What you return should match every record exactly, with the images removed.

[BEGIN EXERCISE INPUTS]

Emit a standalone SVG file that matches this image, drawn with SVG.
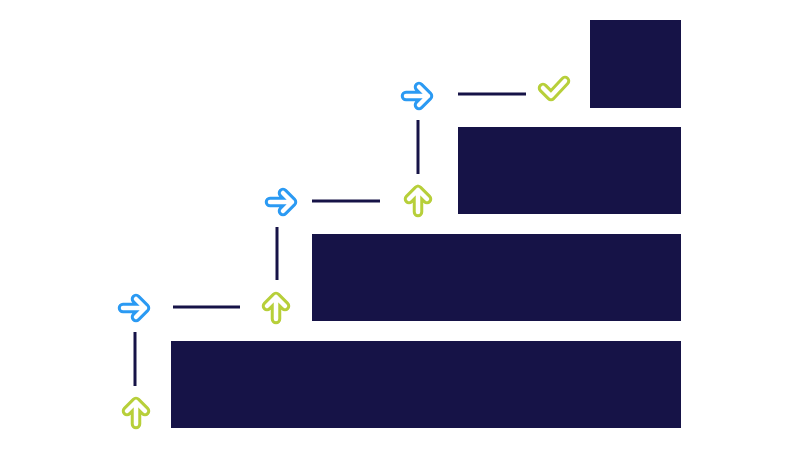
<svg xmlns="http://www.w3.org/2000/svg" xmlns:xlink="http://www.w3.org/1999/xlink" width="800" height="450" viewBox="0 0 800 450">
<style>
.bar{fill:#161347}
.conn{stroke:#161347;stroke-width:3;fill:none}
.o{fill:none;stroke-width:10.5;stroke-linecap:round;stroke-linejoin:round}
.i{fill:none;stroke:#ffffff;stroke-width:4.5;stroke-linecap:round;stroke-linejoin:round}
.blue{stroke:#2b9af3}
.green{stroke:#b7cf3a}
</style>
<defs>
<g id="arrowBlue"><path class="o blue" d="M-12,0H10M1,-9L10,0L1,9"/><path class="i" d="M-12,0H10M1,-9L10,0L1,9"/></g>
<g id="arrowGreen"><path class="o green" d="M-12,0H10M1,-9L10,0L1,9"/><path class="i" d="M-12,0H10M1,-9L10,0L1,9"/></g>
<g id="check"><path class="o green" d="M-11,-1L-3,7L11,-8"/><path class="i" d="M-11,-1L-3,7L11,-8"/></g>
</defs>
<rect width="800" height="450" fill="#ffffff"/>
<g id="step1"><rect class="bar" x="171" y="341" width="510" height="87"/></g>
<g id="step2"><rect class="bar" x="312" y="234" width="369" height="87"/></g>
<g id="step3"><rect class="bar" x="458" y="127" width="223" height="87"/></g>
<g id="step4"><rect class="bar" x="590" y="20" width="91" height="88"/></g>
<g id="connectors">
<line class="conn" x1="135" y1="332" x2="135" y2="386"/>
<line class="conn" x1="173" y1="307" x2="240" y2="307"/>
<line class="conn" x1="277" y1="227" x2="277" y2="280"/>
<line class="conn" x1="312" y1="201" x2="380" y2="201"/>
<line class="conn" x1="418" y1="120" x2="418" y2="174"/>
<line class="conn" x1="458" y1="94" x2="526" y2="94"/>
</g>
<g id="up1"><use xlink:href="#arrowGreen" transform="translate(136,412) rotate(-90)"/></g>
<g id="right1"><use xlink:href="#arrowBlue" transform="translate(135,308)"/></g>
<g id="up2"><use xlink:href="#arrowGreen" transform="translate(276,307) rotate(-90)"/></g>
<g id="right2"><use xlink:href="#arrowBlue" transform="translate(282,202)"/></g>
<g id="up3"><use xlink:href="#arrowGreen" transform="translate(418,200) rotate(-90)"/></g>
<g id="right3"><use xlink:href="#arrowBlue" transform="translate(418,96)"/></g>
<g id="done"><use xlink:href="#check" transform="translate(554,89)"/></g>
</svg>
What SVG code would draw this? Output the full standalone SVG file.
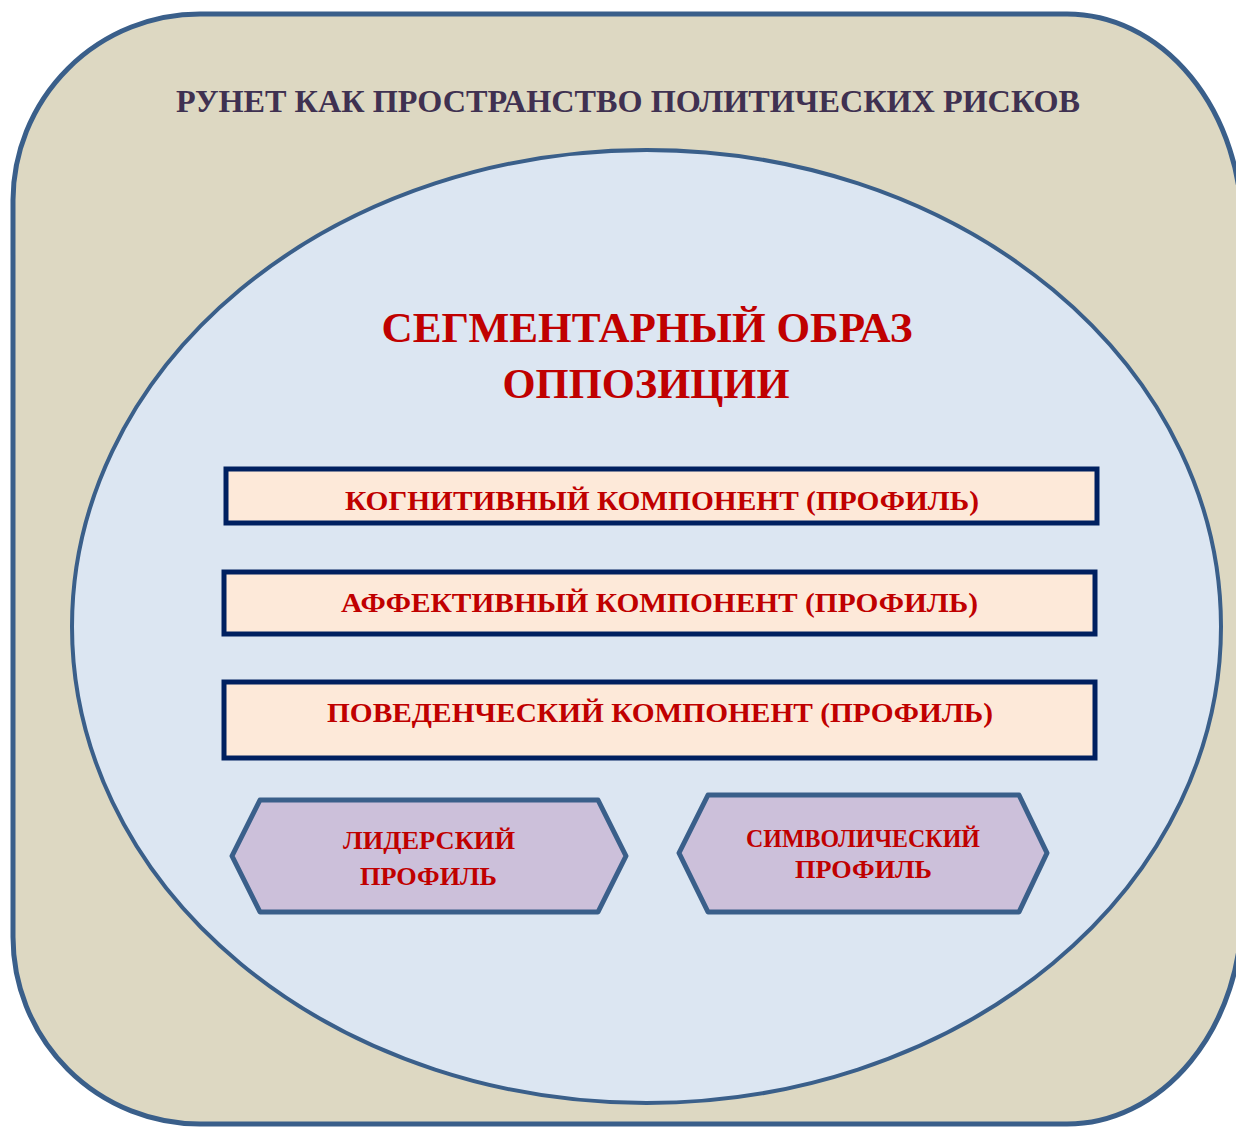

[END EXERCISE INPUTS]

(FINAL ANSWER):
Emit a standalone SVG file that matches this image, drawn with SVG.
<svg xmlns="http://www.w3.org/2000/svg" xmlns:xlink="http://www.w3.org/1999/xlink" width="800" height="450" viewBox="0 0 800 450">
<style>
.bar{fill:#161347}
.conn{stroke:#161347;stroke-width:3;fill:none}
.o{fill:none;stroke-width:10.5;stroke-linecap:round;stroke-linejoin:round}
.i{fill:none;stroke:#ffffff;stroke-width:4.5;stroke-linecap:round;stroke-linejoin:round}
.blue{stroke:#2b9af3}
.green{stroke:#b7cf3a}
</style>
<defs>
<g id="arrowBlue"><path class="o blue" d="M-12,0H10M1,-9L10,0L1,9"/><path class="i" d="M-12,0H10M1,-9L10,0L1,9"/></g>
<g id="arrowGreen"><path class="o green" d="M-12,0H10M1,-9L10,0L1,9"/><path class="i" d="M-12,0H10M1,-9L10,0L1,9"/></g>
<g id="check"><path class="o green" d="M-11,-1L-3,7L11,-8"/><path class="i" d="M-11,-1L-3,7L11,-8"/></g>
</defs>
<rect width="800" height="450" fill="#ffffff"/>
<g id="step1"><rect class="bar" x="171" y="341" width="510" height="87"/></g>
<g id="step2"><rect class="bar" x="312" y="234" width="369" height="87"/></g>
<g id="step3"><rect class="bar" x="458" y="127" width="223" height="87"/></g>
<g id="step4"><rect class="bar" x="590" y="20" width="91" height="88"/></g>
<g id="connectors">
<line class="conn" x1="135" y1="332" x2="135" y2="386"/>
<line class="conn" x1="173" y1="307" x2="240" y2="307"/>
<line class="conn" x1="277" y1="227" x2="277" y2="280"/>
<line class="conn" x1="312" y1="201" x2="380" y2="201"/>
<line class="conn" x1="418" y1="120" x2="418" y2="174"/>
<line class="conn" x1="458" y1="94" x2="526" y2="94"/>
</g>
<g id="up1"><use xlink:href="#arrowGreen" transform="translate(136,412) rotate(-90)"/></g>
<g id="right1"><use xlink:href="#arrowBlue" transform="translate(135,308)"/></g>
<g id="up2"><use xlink:href="#arrowGreen" transform="translate(276,307) rotate(-90)"/></g>
<g id="right2"><use xlink:href="#arrowBlue" transform="translate(282,202)"/></g>
<g id="up3"><use xlink:href="#arrowGreen" transform="translate(418,200) rotate(-90)"/></g>
<g id="right3"><use xlink:href="#arrowBlue" transform="translate(418,96)"/></g>
<g id="done"><use xlink:href="#check" transform="translate(554,89)"/></g>
</svg>
What SVG code would draw this? Output the full standalone SVG file.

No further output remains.